You can’t go to sleep. Your mind won’t let you disengage from the day and wind down.
Or, you go to sleep just fine … but then wake up at 2am and cannot stop your mind from thinking. It’s ruminating about something that already happened, or, more likely, something that is about to happen …
If this sounds familiar, try this, perhaps surprising, strategy: 99 Bottles of Beer on the Wall.
Yes, really.
99 Bottles of Beer on the Wall
Many of you likely know this song from your childhood.
But, if you don’t, here’s how it goes:
You sing “99 bottles of beer on the wall, 99 bottles of beer, take one down, pass it around, 98 bottles of beer on the wall”
And then you repeat it, but now with 98 bottles, and then 97, and so forth and so on.
How does it help you go to sleep?
There are a number of elements to this song that can facilitate sleep.
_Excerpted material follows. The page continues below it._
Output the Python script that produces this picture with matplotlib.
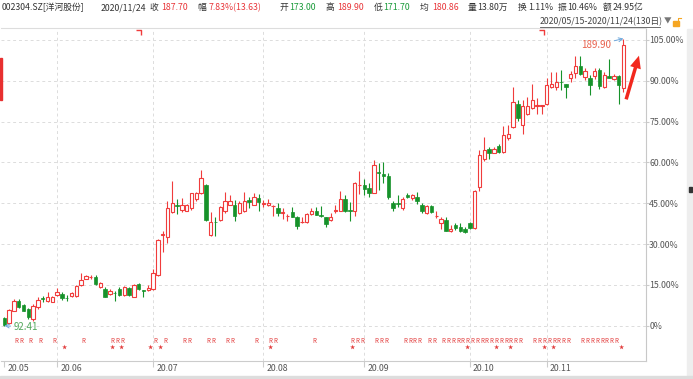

It gives your mind something to do.
When you can’t sleep because your mind is racing, you can’t just make your mind stop thinking. You need to give it something else to do.
It’s boring.
When you’re trying to go to sleep, the worst thing you can do is engage with something interesting. You pick up a book or start a show … you start to wake up and get engaged in the story or activity. You need something anchoring but not interesting enough to keep you awake and engaged.
The countdown is anchoring.
Just like the idea of “counting sheep,” the countdown of bottles serves as an anchor for your mind. You need something to track, to follow, to attend to, and bottle countdown serves that purpose.
How to use it as a meditative strategy to help you go to sleep
Get comfortable in bed, with the lights off.
Silently, and slowly (don’t rush through it - that brings the wrong energy), sing the song in your mind.
Anchor your attention to the song. Your mind will wander away to other things. Expect this to happen, repeatedly. When it does, you simply notice that you’ve drifted away and come back to the song. When (not if) you lose count, just start back up again at the last bottle number you remember.
Enter into this practice with the intention that it might work, or it might not … I’m curious to see if it does. If you approach this strategy with the idea that this must work, it has to work, it won’t …
Alternative suggestions
I like this strategy - and let me be clear, it is a meditative, or mindfulness, strategy - because you don’t need a phone or headphones. And, you don’t need to get out of bed.
Breathwork will also work if you don’t love the song. Simply try box breathing, or a longer exhale (i.e., a four count inhale, followed by a six or longer count exhale). Counting the breaths provides that anchor and gives your mind something to do. You may find it more difficult than the song though as it requires more work to remain focused.
Guided sleep meditations, or the podcast ‘Nothing Much Happens’ are also good alternatives if you don’t mind using your phone or headphones in bed.